[Data segment]
▽
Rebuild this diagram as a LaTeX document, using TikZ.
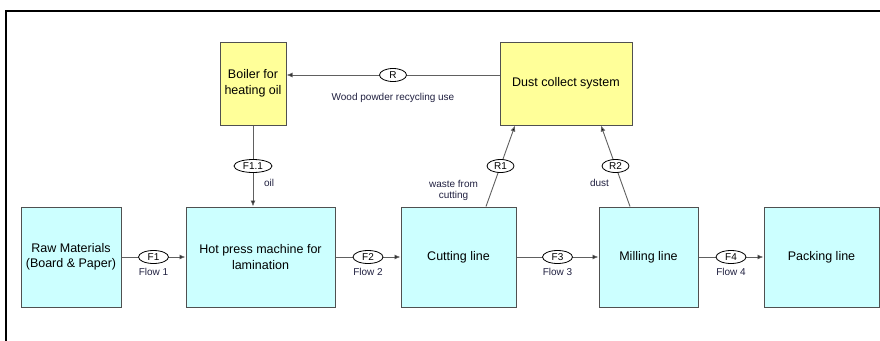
\documentclass[tikz,border=0pt]{standalone}
\usepackage{fontspec}
\setmainfont{Liberation Sans}
\usetikzlibrary{shapes.geometric,arrows.meta,calc}
\definecolor{cyanbox}{HTML}{CCFFFF}
\definecolor{yellowbox}{HTML}{FFFF99}
\definecolor{boxline}{HTML}{505050}
\definecolor{conline}{HTML}{606060}
\definecolor{labtext}{HTML}{202040}
\tikzset{
  procbox/.style={draw=boxline, line width=1pt, fill=cyanbox, align=center, font=\fontsize{12.5}{15.5}\selectfont, inner sep=2pt},
  utilbox/.style={draw=boxline, line width=1pt, fill=yellowbox, align=center, font=\fontsize{12.5}{15.5}\selectfont, inner sep=2pt},
  conn/.style={draw=conline, line width=0.9pt, -{Latex[length=6pt,width=5pt,fill=black]}},
  ell/.style={ellipse, draw=black, line width=0.8pt, fill=white, inner sep=0.5pt, minimum height=13pt, font=\fontsize{10}{12}\selectfont},
  lab/.style={font=\fontsize{10}{12}\selectfont, text=labtext, align=center, inner sep=1pt},
}
\begin{document}
\begin{tikzpicture}[x=1pt,y=-1pt]
\useasboundingbox (0,0) rectangle (880,340);
\draw[line width=2pt] (6,341) -- (6,11) -- (881,11);
% nodes
\node[utilbox, minimum width=66pt, minimum height=83pt] (boiler) at (253,83.5) {Boiler for\\heating oil};
\node[utilbox, minimum width=132pt, minimum height=83pt] (dust) at (566,83.5) {Dust collect system};
\node[procbox, minimum width=100pt, minimum height=100pt] (raw) at (71,257) {Raw Materials\\(Board \& Paper)};
\node[procbox, minimum width=149pt, minimum height=100pt] (hot) at (260.5,257) {Hot press machine for\\lamination};
\node[procbox, minimum width=115pt, minimum height=100pt] (cut) at (458.5,257) {Cutting line};
\node[procbox, minimum width=99pt, minimum height=100pt] (mill) at (648.5,257) {Milling line};
\node[procbox, minimum width=115pt, minimum height=100pt] (pack) at (821.5,257) {Packing line};
% connectors
\path[conn] (dust.west |- 0,75) -- node[ell, minimum width=27pt, pos=0.5, label={[lab, label distance=10pt]below:Wood powder recycling use}] (er) {R} (boiler.east |- 0,75);
\path[conn] (boiler.south) -- node[ell, minimum width=38pt, pos=0.5] (ef11) {F1.1} (boiler.south |- hot.north);
\node[lab] (oil) at ([shift={(16,17)}]ef11.center) {oil};
\path[conn] ([xshift=27.5pt]cut.north) -- node[ell, minimum width=27pt, pos=0.5] (er1) {R1} ([xshift=-51pt]dust.south);
\node[lab, font=\fontsize{10}{11}\selectfont] (waste) at ([shift={(-47,24)}]er1.center) {waste from\\cutting};
\path[conn] ([xshift=-18.5pt]mill.north) -- node[ell, minimum width=27pt, pos=0.5] (er2) {R2} ([xshift=35pt]dust.south);
\node[lab] (dustlab) at ([shift={(-16,17)}]er2.center) {dust};
\path[conn] (raw.east) -- node[ell, minimum width=30pt, pos=0.5, label={[lab, label distance=3pt]below:Flow 1}] (ef1) {F1} (hot.west);
\path[conn] (hot.east) -- node[ell, minimum width=30pt, pos=0.5, label={[lab, label distance=3pt]below:Flow 2}] (ef2) {F2} (cut.west);
\path[conn] (cut.east) -- node[ell, minimum width=30pt, pos=0.5, label={[lab, label distance=3pt]below:Flow 3}] (ef3) {F3} (mill.west);
\path[conn] (mill.east) -- node[ell, minimum width=30pt, pos=0.5, label={[lab, label distance=3pt]below:Flow 4}] (ef4) {F4} (pack.west);
\end{tikzpicture}
\end{document}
△
[Do this]
Leave every image out, and retype the material exactly.

[Reply to the task]
Rebuild this diagram as a LaTeX document, using TikZ.
\documentclass[tikz,border=0pt]{standalone}
\usepackage{fontspec}
\setmainfont{Liberation Sans}
\usetikzlibrary{shapes.geometric,arrows.meta,calc}
\definecolor{cyanbox}{HTML}{CCFFFF}
\definecolor{yellowbox}{HTML}{FFFF99}
\definecolor{boxline}{HTML}{505050}
\definecolor{conline}{HTML}{606060}
\definecolor{labtext}{HTML}{202040}
\tikzset{
  procbox/.style={draw=boxline, line width=1pt, fill=cyanbox, align=center, font=\fontsize{12.5}{15.5}\selectfont, inner sep=2pt},
  utilbox/.style={draw=boxline, line width=1pt, fill=yellowbox, align=center, font=\fontsize{12.5}{15.5}\selectfont, inner sep=2pt},
  conn/.style={draw=conline, line width=0.9pt, -{Latex[length=6pt,width=5pt,fill=black]}},
  ell/.style={ellipse, draw=black, line width=0.8pt, fill=white, inner sep=0.5pt, minimum height=13pt, font=\fontsize{10}{12}\selectfont},
  lab/.style={font=\fontsize{10}{12}\selectfont, text=labtext, align=center, inner sep=1pt},
}
\begin{document}
\begin{tikzpicture}[x=1pt,y=-1pt]
\useasboundingbox (0,0) rectangle (880,340);
\draw[line width=2pt] (6,341) -- (6,11) -- (881,11);
% nodes
\node[utilbox, minimum width=66pt, minimum height=83pt] (boiler) at (253,83.5) {Boiler for\\heating oil};
\node[utilbox, minimum width=132pt, minimum height=83pt] (dust) at (566,83.5) {Dust collect system};
\node[procbox, minimum width=100pt, minimum height=100pt] (raw) at (71,257) {Raw Materials\\(Board \& Paper)};
\node[procbox, minimum width=149pt, minimum height=100pt] (hot) at (260.5,257) {Hot press machine for\\lamination};
\node[procbox, minimum width=115pt, minimum height=100pt] (cut) at (458.5,257) {Cutting line};
\node[procbox, minimum width=99pt, minimum height=100pt] (mill) at (648.5,257) {Milling line};
\node[procbox, minimum width=115pt, minimum height=100pt] (pack) at (821.5,257) {Packing line};
% connectors
\path[conn] (dust.west |- 0,75) -- node[ell, minimum width=27pt, pos=0.5, label={[lab, label distance=10pt]below:Wood powder recycling use}] (er) {R} (boiler.east |- 0,75);
\path[conn] (boiler.south) -- node[ell, minimum width=38pt, pos=0.5] (ef11) {F1.1} (boiler.south |- hot.north);
\node[lab] (oil) at ([shift={(16,17)}]ef11.center) {oil};
\path[conn] ([xshift=27.5pt]cut.north) -- node[ell, minimum width=27pt, pos=0.5] (er1) {R1} ([xshift=-51pt]dust.south);
\node[lab, font=\fontsize{10}{11}\selectfont] (waste) at ([shift={(-47,24)}]er1.center) {waste from\\cutting};
\path[conn] ([xshift=-18.5pt]mill.north) -- node[ell, minimum width=27pt, pos=0.5] (er2) {R2} ([xshift=35pt]dust.south);
\node[lab] (dustlab) at ([shift={(-16,17)}]er2.center) {dust};
\path[conn] (raw.east) -- node[ell, minimum width=30pt, pos=0.5, label={[lab, label distance=3pt]below:Flow 1}] (ef1) {F1} (hot.west);
\path[conn] (hot.east) -- node[ell, minimum width=30pt, pos=0.5, label={[lab, label distance=3pt]below:Flow 2}] (ef2) {F2} (cut.west);
\path[conn] (cut.east) -- node[ell, minimum width=30pt, pos=0.5, label={[lab, label distance=3pt]below:Flow 3}] (ef3) {F3} (mill.west);
\path[conn] (mill.east) -- node[ell, minimum width=30pt, pos=0.5, label={[lab, label distance=3pt]below:Flow 4}] (ef4) {F4} (pack.west);
\end{tikzpicture}
\end{document}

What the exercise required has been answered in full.